? Saturday, October 08, 2005
i've been lame my whole life.
there's still not a hint of improvement.
i've been lame and that's it.no arguements here.
is it final?
somehow i never gave it pure thoughts.
this-is-me cliches have dried me up of my energy.
(shakti to the rescue)
and yes, im here at my point.
kung patuloi kong imumulat ang aking mga mata sa mga bagay na bihirang makita,
di kia ako madala at di na makabalik pa?
can someone answer this? if you can you'll get a free service. just dial 1-800-SULK now!
?
though i may seem gullible and inconsistent..tell you my dear,,,im not.
my ebet always make me feel comfortable.without even knowing it.it's his gift, i can tell..
we craved for isaw and whatknots..also for dumplings.(the best dumplings i must say). ahem (shark's fin)
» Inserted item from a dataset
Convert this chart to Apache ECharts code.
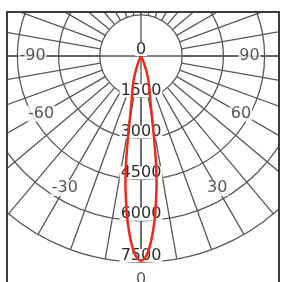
<!DOCTYPE html>
<html>
<head>
<meta charset="utf-8">
<script src="https://cdn.jsdelivr.net/npm/echarts@6/dist/echarts.min.js"></script>
<style>
  html, body { margin: 0; padding: 0; background: #fff; }
  #frame { position: absolute; left: 6px; top: 11px; width: 270px; height: 280px;
           border: 2px solid #3c3c3c; border-bottom: none; overflow: hidden; }
  #chart { width: 270px; height: 280px; }
</style>
</head>
<body>
<div id="frame"><div id="chart"></div></div>
<script>
// beam angle (deg, 0 = straight down) and luminous intensity (cd)
var beamAngles = [-26, -23, -20, -17, -15, -13, -11, -10, -9, -8, -7, -6, -5, -4, -3, -2, -1, 0,
                  1, 2, 3, 4, 5, 6, 7, 8, 9, 10, 11, 13, 15, 17, 20, 23, 26];
var beamIntensity = [0, 250, 550, 900, 1150, 1450, 1900, 2350, 3050, 3900, 4650, 5250, 5850, 6350, 6800, 7150, 7380, 7450,
                     7380, 7150, 6800, 6350, 5850, 5250, 4650, 3900, 3050, 2350, 1900, 1450, 1150, 900, 550, 250, 0];

// angle labels and the radius (cd) they sit at
var angleLabels = ['-90', '-60', '-30', '0', '30', '60', '90'];
var angleLabelAngles = [-90, -60, -30, 0, 30, 60, 90];
var angleLabelRadius = [3950, 4200, 5550, 8150, 5550, 4200, 3950];

var radiusMax = 7500;
var radiusStep = 1500;

var textColor = '#2e2e2e';
var gridColor = '#585858';
var font = 'DejaVu Sans';

function toAxisAngle(a) { return a < 0 ? a + 360 : a; }

var beamData = [];
for (var i = 0; i < beamAngles.length; i++) {
  beamData.push([beamIntensity[i], toAxisAngle(beamAngles[i])]);
}
var labelData = [];
for (var j = 0; j < angleLabels.length; j++) {
  labelData.push({ name: angleLabels[j], value: [angleLabelRadius[j], toAxisAngle(angleLabelAngles[j])] });
}

var center = [133, 43];
var outerR = 206;

var chart = echarts.init(document.getElementById('chart'));
chart.setOption({
  animation: false,
  polar: [
    { center: center, radius: [outerR / 5, outerR] },
    { center: center, radius: outerR }
  ],
  angleAxis: [{
    polarIndex: 0, type: 'value', min: 0, max: 360, interval: 10,
    startAngle: 270, clockwise: false,
    axisLine: { show: false }, axisTick: { show: false }, axisLabel: { show: false },
    splitLine: { show: true, lineStyle: { color: gridColor, width: 1.3 } }
  }, {
    polarIndex: 1, type: 'value', min: 0, max: 360, interval: 90,
    startAngle: 270, clockwise: false,
    axisLine: { show: false }, axisTick: { show: false }, axisLabel: { show: false },
    splitLine: { show: true, lineStyle: { color: gridColor, width: 1.3 } }
  }],
  radiusAxis: [{
    polarIndex: 0, type: 'value', min: radiusStep, max: radiusMax, interval: radiusStep,
    axisLine: { show: false }, axisTick: { show: false }, axisLabel: { show: false },
    splitLine: { show: true, lineStyle: { color: gridColor, width: 1.3 } }
  }, {
    polarIndex: 1, type: 'value', min: 0, max: radiusMax, interval: radiusStep,
    axisLine: { show: false }, axisTick: { show: false },
    splitLine: { show: false },
    axisLabel: {
      margin: 0, align: 'center', verticalAlign: 'bottom', lineHeight: 13,
      fontSize: 16, fontFamily: font, color: textColor,
      backgroundColor: '#fff', padding: [0, 1, 0, 1],
      formatter: function (v) { return String(v); }
    }
  }],
  series: [{
    type: 'line',
    coordinateSystem: 'polar',
    polarIndex: 1,
    data: beamData,
    smooth: 0.3,
    symbol: 'none',
    lineStyle: { color: '#f0281a', width: 2.5 },
    z: 5
  }, {
    type: 'scatter',
    coordinateSystem: 'polar',
    polarIndex: 1,
    clip: false,
    data: labelData,
    symbolSize: 0,
    label: {
      show: true, position: 'inside', formatter: '{b}',
      fontSize: 16, fontFamily: font, color: textColor,
      backgroundColor: '#fff', padding: [0, 1, 0, 1]
    },
    z: 3
  }]
});
</script>
</body>
</html>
we're like best of friends now.oh well, it's fun and complicated. but he makes things easier for me. again, he's not aware.it's a gift, (note to self; stop repeating..)
knowing ebet (gilbert.okay), made lots of differences to everything.
my friends, my schedule,my skul tym, my priorities, my mind, my life..
so, okay.. what's this for?
nothing useful, really.
(sigh) it's just that im overwhelmed.
i do believe in stuff.i mean, love exactly.
cheesy but true.
mushy but real.
crappy as it may sound.but it's the first time of letting go.of fear and cynicism in me..
it's real. i can say it now. it's real..
but eniweiz, im droggy already. no drugs involved.just mere yeast shit.